Je descendis le long de la côte toute bordée de rochers noirâtres que ronge continuellement la vague, et, après avoir longé le rivage, je tournai une langue de terre qui forme le barachois de cette baie, où ne se rendent guère que les bâtiments côtiers d’un petit tonnage. M. Bertrand est obligé de se servir d’un bateau pour se rendre en ville, car aucune route carrossable ne mène a son habitation complétement isolée du reste du pays par le cercle de hautes montagnes qui l’entourent.

Je remarquai surtout chez mon hôte une petite caverne dont l’intérieur est garni de prismes basaltiques très-curieux, et une liane de l’Inde, appelée la liane sabre, qui atteint des proportions colossales.
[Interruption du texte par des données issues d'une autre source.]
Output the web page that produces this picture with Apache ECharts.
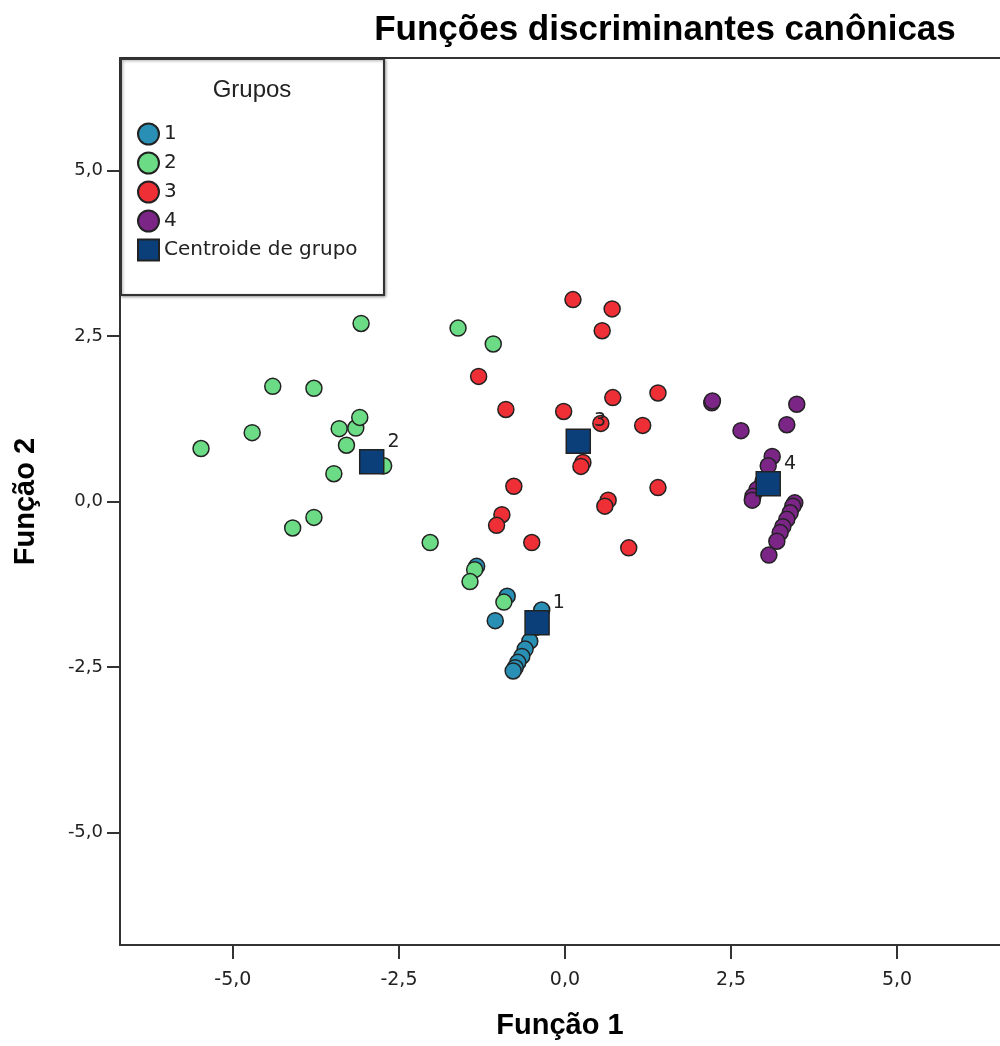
<!DOCTYPE html>
<html>
<head>
<meta charset="utf-8">
<script src="https://cdn.jsdelivr.net/npm/echarts@6/dist/echarts.min.js"></script>
<style>
  html, body { margin: 0; padding: 0; background: #fff; }
  #main { width: 1000px; height: 1046px; }
</style>
</head>
<body>
<div id="main"></div>
<script>
// dados (Função 1, Função 2)
var grupo1 = [[-1.33, -0.98], [-0.87, -1.43], [-1.05, -1.80], [-0.35, -1.64], [-0.44, -1.90],
  [-0.53, -2.11], [-0.60, -2.23], [-0.65, -2.34], [-0.71, -2.43], [-0.75, -2.51], [-0.78, -2.56]];
var grupo2 = [[-5.48, 0.80], [-4.71, 1.04], [-4.40, 1.74], [-4.10, -0.40], [-3.78, 1.71],
  [-3.78, -0.24], [-3.48, 0.42], [-3.40, 1.10], [-3.29, 0.85], [-3.15, 1.11], [-3.09, 1.27],
  [-3.07, 2.69], [-2.73, 0.54], [-2.03, -0.62], [-1.61, 2.62], [-1.08, 2.38], [-1.36, -1.03],
  [-1.43, -1.21], [-0.92, -1.52]];
var grupo3 = [[0.12, 3.05], [0.71, 2.91], [0.56, 2.58], [-1.30, 1.89], [-0.89, 1.39], [-0.02, 1.36],
  [0.72, 1.57], [1.40, 1.64], [0.54, 1.18], [1.17, 1.15], [0.27, 0.59], [0.24, 0.53], [-0.77, 0.23],
  [1.40, 0.21], [0.65, 0.02], [0.60, -0.07], [-0.95, -0.20], [-1.03, -0.36], [-0.50, -0.62], [0.96, -0.70]];
var grupo4 = [[2.21, 1.49], [2.22, 1.52], [3.49, 1.47], [2.65, 1.07], [3.34, 1.16], [3.12, 0.68],
  [3.06, 0.54], [2.98, 0.30], [2.89, 0.18], [2.83, 0.08], [2.82, 0.02], [3.46, -0.02], [3.43, -0.07],
  [3.39, -0.17], [3.34, -0.27], [3.28, -0.38], [3.24, -0.47], [3.19, -0.60], [3.07, -0.81]];
var centroides = [[-0.42, -1.83], [-2.91, 0.60], [0.20, 0.91], [3.06, 0.27]];
var rotulosCentroides = ['1', '2', '3', '4'];
var marcas = [-5, -2.5, 0, 2.5, 5];

var nomesGrupos = ['1', '2', '3', '4'];
var coresGrupos = ['#2a8fb4', '#6bdc85', '#ee2f36', '#7b2587'];
var dadosGrupos = [grupo1, grupo2, grupo3, grupo4];

function fmt(v) {
  return v.toFixed(1).replace('.', ',');
}

var series = [];
for (var i = 0; i < dadosGrupos.length; i++) {
  series.push({
    name: nomesGrupos[i],
    type: 'scatter',
    symbol: 'circle',
    symbolSize: 16,
    itemStyle: { color: coresGrupos[i], borderColor: '#222', borderWidth: 1.5, opacity: 1 },
    data: dadosGrupos[i],
    z: 2
  });
}
series.push({
  name: 'Centroide de grupo',
  type: 'scatter',
  symbol: 'rect',
  symbolSize: 24,
  itemStyle: { color: '#0b3f7a', borderColor: '#222', borderWidth: 1.5, opacity: 1 },
  label: {
    show: true,
    position: 'right',
    distance: 3,
    offset: [0, -20],
    color: '#222',
    fontSize: 19,
    fontFamily: 'DejaVu Sans',
    formatter: function (p) { return rotulosCentroides[p.dataIndex]; }
  },
  data: centroides,
  z: 3
});

var chart = echarts.init(document.getElementById('main'));
chart.setOption({
  animation: false,
  backgroundColor: '#fff',
  title: {
    text: 'Funções discriminantes canônicas',
    left: 665,
    top: 13,
    padding: 0,
    textAlign: 'center',
    textStyle: { fontFamily: 'Liberation Sans', fontWeight: 'bold', fontSize: 35, color: '#000' }
  },
  grid: { left: 120, right: 0, top: 58, bottom: 101 },
  graphic: [
    {
      type: 'rect',
      shape: { x: 121, y: 59, width: 263, height: 236 },
      style: { fill: '#fff', stroke: '#333', lineWidth: 2, shadowBlur: 3, shadowOffsetX: 1, shadowOffsetY: 1, shadowColor: 'rgba(0,0,0,0.35)' },
      z: 10
    },
    {
      type: 'text',
      x: 252,
      y: 90,
      style: { text: 'Grupos', fill: '#222', font: '24px "Liberation Sans"', align: 'center', verticalAlign: 'middle' },
      z: 11
    }
  ],
  legend: {
    orient: 'vertical',
    left: 137,
    top: 122,
    padding: 0,
    itemWidth: 21,
    itemHeight: 21,
    itemGap: 5,
    z: 12,
    data: ['1', '2', '3', '4', 'Centroide de grupo'],
    textStyle: { fontFamily: 'DejaVu Sans', fontSize: 20, color: '#222', lineHeight: 24 }
  },
  xAxis: [
    {
      type: 'value',
      position: 'bottom',
      min: -6.7,
      max: 6.55,
      name: 'Função 1',
      nameLocation: 'middle',
      nameGap: 66,
      nameTextStyle: { fontFamily: 'Liberation Sans', fontWeight: 'bold', fontSize: 29, color: '#000' },
      axisLine: { show: true, onZero: false, lineStyle: { color: '#333', width: 2 } },
      axisTick: { show: true, inside: false, length: 14, customValues: marcas, lineStyle: { color: '#333', width: 2 } },
      axisLabel: { show: true, customValues: marcas, margin: 26, formatter: fmt, fontFamily: 'DejaVu Sans', fontSize: 19, color: '#222' },
      splitLine: { show: false }
    },
    {
      type: 'value',
      position: 'top',
      min: -6.7,
      max: 6.55,
      axisLine: { show: true, onZero: false, lineStyle: { color: '#333', width: 2 } },
      axisTick: { show: false },
      axisLabel: { show: false },
      splitLine: { show: false }
    }
  ],
  yAxis: {
    type: 'value',
    min: -6.7,
    max: 6.7,
    name: 'Função 2',
    nameLocation: 'middle',
    nameGap: 80,
    nameTextStyle: { fontFamily: 'Liberation Sans', fontWeight: 'bold', fontSize: 29, color: '#000' },
    axisLine: { show: true, onZero: false, lineStyle: { color: '#333', width: 2 } },
    axisTick: { show: true, inside: false, length: 13, customValues: marcas, lineStyle: { color: '#333', width: 2 } },
    axisLabel: { show: true, customValues: marcas, margin: 17, formatter: fmt, fontFamily: 'DejaVu Sans', fontSize: 18, color: '#222' },
    splitLine: { show: false }
  },
  series: series
});
</script>
</body>
</html>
Elle est tordue dans tous les sens, et sa forme se contourne d’une façon si étrange qu’en certains endroits on croit voir la tête d’un serpent à lunettes.

Le jardin produit des ananas et des letchis d’une qualité supérieure. On y voit des palmistes qui s’élèvent au-dessus de tous les autres arbres, et dont la tige terminale, à laquelle on a donné le nom de chou, est formée de jeunes feuilles roulées les unes sur les autres, fort tendres et d’un goût exquis. Ce chou se mange ordinairement en salade ; mais pour se le procurer on est obligé d’abattre l’arbre.

M. Bertrand avait un Indien qu’il envoyait tous les

  1. Il est préférable cependant de la planter près d’un arbre avec lequel elle fait corps comme le gui, et autour duquel elle serpente.